═════ SUPPLIED MATERIAL ═════

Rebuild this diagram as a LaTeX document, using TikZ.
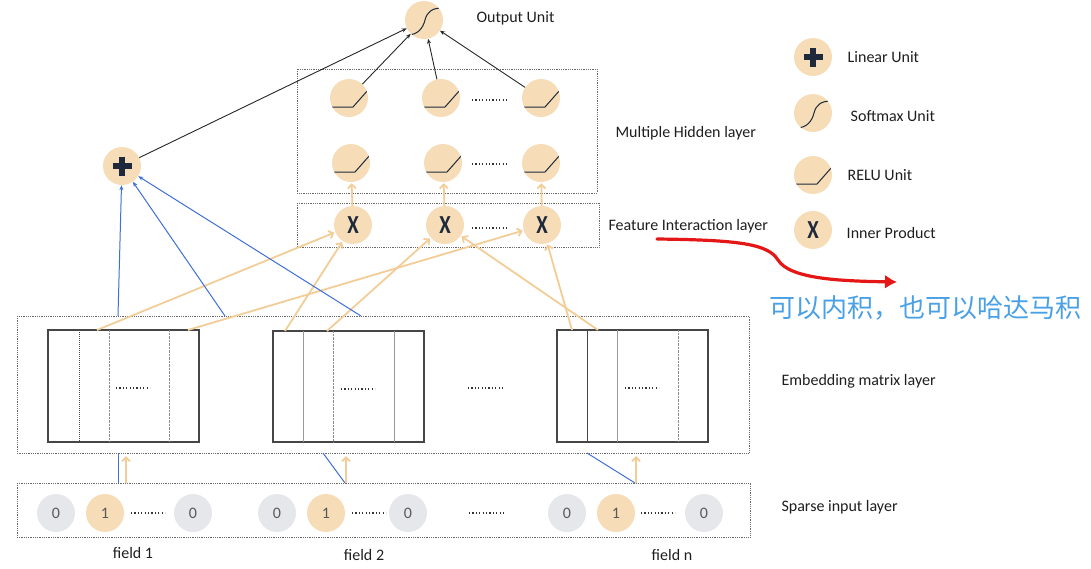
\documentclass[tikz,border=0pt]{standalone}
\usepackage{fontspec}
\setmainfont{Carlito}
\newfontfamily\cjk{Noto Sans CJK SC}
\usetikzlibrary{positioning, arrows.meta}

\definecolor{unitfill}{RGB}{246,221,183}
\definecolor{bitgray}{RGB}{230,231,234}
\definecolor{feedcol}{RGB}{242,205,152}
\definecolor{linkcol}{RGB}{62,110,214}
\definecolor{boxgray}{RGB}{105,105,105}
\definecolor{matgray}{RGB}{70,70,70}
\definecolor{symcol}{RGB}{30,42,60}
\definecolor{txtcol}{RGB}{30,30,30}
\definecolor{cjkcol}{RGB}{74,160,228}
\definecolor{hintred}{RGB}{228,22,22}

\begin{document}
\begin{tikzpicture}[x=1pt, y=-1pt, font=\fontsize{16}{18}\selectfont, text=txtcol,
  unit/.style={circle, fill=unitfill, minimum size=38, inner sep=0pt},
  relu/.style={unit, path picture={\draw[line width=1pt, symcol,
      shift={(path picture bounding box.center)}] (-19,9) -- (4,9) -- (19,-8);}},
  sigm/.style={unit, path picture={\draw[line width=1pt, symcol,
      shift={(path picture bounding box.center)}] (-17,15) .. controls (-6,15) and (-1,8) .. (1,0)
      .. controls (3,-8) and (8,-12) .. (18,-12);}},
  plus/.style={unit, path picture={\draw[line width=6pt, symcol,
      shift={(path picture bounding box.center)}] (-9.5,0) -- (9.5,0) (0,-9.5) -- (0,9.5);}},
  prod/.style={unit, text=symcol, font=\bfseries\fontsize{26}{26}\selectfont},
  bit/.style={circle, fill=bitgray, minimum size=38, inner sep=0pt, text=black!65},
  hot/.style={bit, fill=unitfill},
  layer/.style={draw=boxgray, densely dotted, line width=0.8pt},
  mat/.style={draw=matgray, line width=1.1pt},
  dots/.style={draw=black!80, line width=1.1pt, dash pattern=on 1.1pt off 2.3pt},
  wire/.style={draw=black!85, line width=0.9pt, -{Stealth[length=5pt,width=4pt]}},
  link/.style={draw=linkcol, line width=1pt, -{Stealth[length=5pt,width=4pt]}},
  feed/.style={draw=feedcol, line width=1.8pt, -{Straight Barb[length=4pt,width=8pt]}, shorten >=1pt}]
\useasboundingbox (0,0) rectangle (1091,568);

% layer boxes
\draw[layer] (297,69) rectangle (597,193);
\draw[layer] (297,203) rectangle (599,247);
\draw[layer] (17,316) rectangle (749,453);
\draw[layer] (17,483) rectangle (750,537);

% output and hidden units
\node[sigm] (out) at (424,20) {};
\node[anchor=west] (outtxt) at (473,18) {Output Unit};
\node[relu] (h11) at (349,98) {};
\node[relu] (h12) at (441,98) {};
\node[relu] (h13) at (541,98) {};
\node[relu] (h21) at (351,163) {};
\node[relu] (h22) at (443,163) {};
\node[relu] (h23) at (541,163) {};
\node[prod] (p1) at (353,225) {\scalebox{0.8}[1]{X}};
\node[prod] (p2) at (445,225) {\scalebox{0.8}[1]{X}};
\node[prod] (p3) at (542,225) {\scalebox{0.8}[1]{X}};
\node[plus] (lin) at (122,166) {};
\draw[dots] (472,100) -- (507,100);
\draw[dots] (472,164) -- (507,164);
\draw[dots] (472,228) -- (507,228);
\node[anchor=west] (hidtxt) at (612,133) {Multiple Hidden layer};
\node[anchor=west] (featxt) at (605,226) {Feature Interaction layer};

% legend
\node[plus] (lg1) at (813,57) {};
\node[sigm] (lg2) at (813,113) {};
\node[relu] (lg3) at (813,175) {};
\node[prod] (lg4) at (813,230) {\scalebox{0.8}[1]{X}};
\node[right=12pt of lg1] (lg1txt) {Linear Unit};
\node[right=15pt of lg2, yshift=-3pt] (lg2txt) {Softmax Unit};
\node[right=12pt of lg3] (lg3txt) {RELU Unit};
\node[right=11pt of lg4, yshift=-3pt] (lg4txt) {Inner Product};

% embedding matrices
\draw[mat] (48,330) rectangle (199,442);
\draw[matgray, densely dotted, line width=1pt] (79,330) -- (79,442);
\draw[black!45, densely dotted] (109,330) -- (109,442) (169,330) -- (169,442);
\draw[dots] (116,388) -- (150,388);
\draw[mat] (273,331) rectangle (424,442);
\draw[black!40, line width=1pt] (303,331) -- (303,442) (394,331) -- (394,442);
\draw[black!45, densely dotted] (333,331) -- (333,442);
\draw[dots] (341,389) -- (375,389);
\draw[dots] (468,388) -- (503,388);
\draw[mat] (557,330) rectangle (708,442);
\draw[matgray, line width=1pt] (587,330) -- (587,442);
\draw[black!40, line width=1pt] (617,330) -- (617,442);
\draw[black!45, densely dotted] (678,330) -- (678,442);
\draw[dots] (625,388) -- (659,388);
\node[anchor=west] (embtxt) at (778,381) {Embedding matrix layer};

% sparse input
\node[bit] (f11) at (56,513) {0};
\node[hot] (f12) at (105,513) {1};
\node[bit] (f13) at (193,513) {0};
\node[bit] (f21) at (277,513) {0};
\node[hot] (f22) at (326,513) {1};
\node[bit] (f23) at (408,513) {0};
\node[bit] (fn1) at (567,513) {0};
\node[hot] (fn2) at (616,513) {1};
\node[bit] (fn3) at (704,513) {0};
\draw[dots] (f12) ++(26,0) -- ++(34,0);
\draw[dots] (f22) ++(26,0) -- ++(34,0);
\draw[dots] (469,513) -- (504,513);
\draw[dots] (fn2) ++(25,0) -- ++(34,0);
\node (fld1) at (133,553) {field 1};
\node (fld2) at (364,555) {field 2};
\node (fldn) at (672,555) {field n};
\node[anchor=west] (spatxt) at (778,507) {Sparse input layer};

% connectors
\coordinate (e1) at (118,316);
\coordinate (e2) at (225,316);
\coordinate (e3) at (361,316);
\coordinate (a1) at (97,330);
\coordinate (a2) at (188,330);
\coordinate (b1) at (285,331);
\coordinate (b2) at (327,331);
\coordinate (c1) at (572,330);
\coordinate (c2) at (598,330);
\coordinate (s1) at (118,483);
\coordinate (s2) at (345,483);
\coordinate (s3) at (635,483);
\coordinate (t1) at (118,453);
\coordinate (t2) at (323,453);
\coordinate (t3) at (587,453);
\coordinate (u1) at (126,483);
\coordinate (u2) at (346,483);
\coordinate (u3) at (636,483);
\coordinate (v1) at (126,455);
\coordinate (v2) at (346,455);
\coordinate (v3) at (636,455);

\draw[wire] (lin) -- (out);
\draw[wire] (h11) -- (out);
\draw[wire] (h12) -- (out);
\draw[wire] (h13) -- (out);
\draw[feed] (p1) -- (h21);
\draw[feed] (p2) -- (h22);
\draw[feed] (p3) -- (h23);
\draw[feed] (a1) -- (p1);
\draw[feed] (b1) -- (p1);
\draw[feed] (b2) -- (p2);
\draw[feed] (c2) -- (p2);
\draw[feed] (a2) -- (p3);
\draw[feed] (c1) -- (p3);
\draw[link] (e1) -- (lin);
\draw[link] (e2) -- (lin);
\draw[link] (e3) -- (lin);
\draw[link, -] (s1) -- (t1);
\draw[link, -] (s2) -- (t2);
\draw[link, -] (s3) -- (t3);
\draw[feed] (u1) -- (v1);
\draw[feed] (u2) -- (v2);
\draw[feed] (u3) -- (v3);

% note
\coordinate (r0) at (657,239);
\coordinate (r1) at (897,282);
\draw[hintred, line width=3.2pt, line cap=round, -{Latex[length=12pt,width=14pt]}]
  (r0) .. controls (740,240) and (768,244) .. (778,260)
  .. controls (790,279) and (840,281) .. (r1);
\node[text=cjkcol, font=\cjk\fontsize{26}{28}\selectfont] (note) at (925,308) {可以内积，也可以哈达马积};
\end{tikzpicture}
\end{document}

═════

■ TO BE DONE ■
Give again, exactly, the lines from the start of the data through the one holding "(17,483) rectangle (750,537);"; omit the pictures.

■ THE RESULT ■
Rebuild this diagram as a LaTeX document, using TikZ.
\documentclass[tikz,border=0pt]{standalone}
\usepackage{fontspec}
\setmainfont{Carlito}
\newfontfamily\cjk{Noto Sans CJK SC}
\usetikzlibrary{positioning, arrows.meta}

\definecolor{unitfill}{RGB}{246,221,183}
\definecolor{bitgray}{RGB}{230,231,234}
\definecolor{feedcol}{RGB}{242,205,152}
\definecolor{linkcol}{RGB}{62,110,214}
\definecolor{boxgray}{RGB}{105,105,105}
\definecolor{matgray}{RGB}{70,70,70}
\definecolor{symcol}{RGB}{30,42,60}
\definecolor{txtcol}{RGB}{30,30,30}
\definecolor{cjkcol}{RGB}{74,160,228}
\definecolor{hintred}{RGB}{228,22,22}

\begin{document}
\begin{tikzpicture}[x=1pt, y=-1pt, font=\fontsize{16}{18}\selectfont, text=txtcol,
  unit/.style={circle, fill=unitfill, minimum size=38, inner sep=0pt},
  relu/.style={unit, path picture={\draw[line width=1pt, symcol,
      shift={(path picture bounding box.center)}] (-19,9) -- (4,9) -- (19,-8);}},
  sigm/.style={unit, path picture={\draw[line width=1pt, symcol,
      shift={(path picture bounding box.center)}] (-17,15) .. controls (-6,15) and (-1,8) .. (1,0)
      .. controls (3,-8) and (8,-12) .. (18,-12);}},
  plus/.style={unit, path picture={\draw[line width=6pt, symcol,
      shift={(path picture bounding box.center)}] (-9.5,0) -- (9.5,0) (0,-9.5) -- (0,9.5);}},
  prod/.style={unit, text=symcol, font=\bfseries\fontsize{26}{26}\selectfont},
  bit/.style={circle, fill=bitgray, minimum size=38, inner sep=0pt, text=black!65},
  hot/.style={bit, fill=unitfill},
  layer/.style={draw=boxgray, densely dotted, line width=0.8pt},
  mat/.style={draw=matgray, line width=1.1pt},
  dots/.style={draw=black!80, line width=1.1pt, dash pattern=on 1.1pt off 2.3pt},
  wire/.style={draw=black!85, line width=0.9pt, -{Stealth[length=5pt,width=4pt]}},
  link/.style={draw=linkcol, line width=1pt, -{Stealth[length=5pt,width=4pt]}},
  feed/.style={draw=feedcol, line width=1.8pt, -{Straight Barb[length=4pt,width=8pt]}, shorten >=1pt}]
\useasboundingbox (0,0) rectangle (1091,568);

% layer boxes
\draw[layer] (297,69) rectangle (597,193);
\draw[layer] (297,203) rectangle (599,247);
\draw[layer] (17,316) rectangle (749,453);
\draw[layer] (17,483) rectangle (750,537);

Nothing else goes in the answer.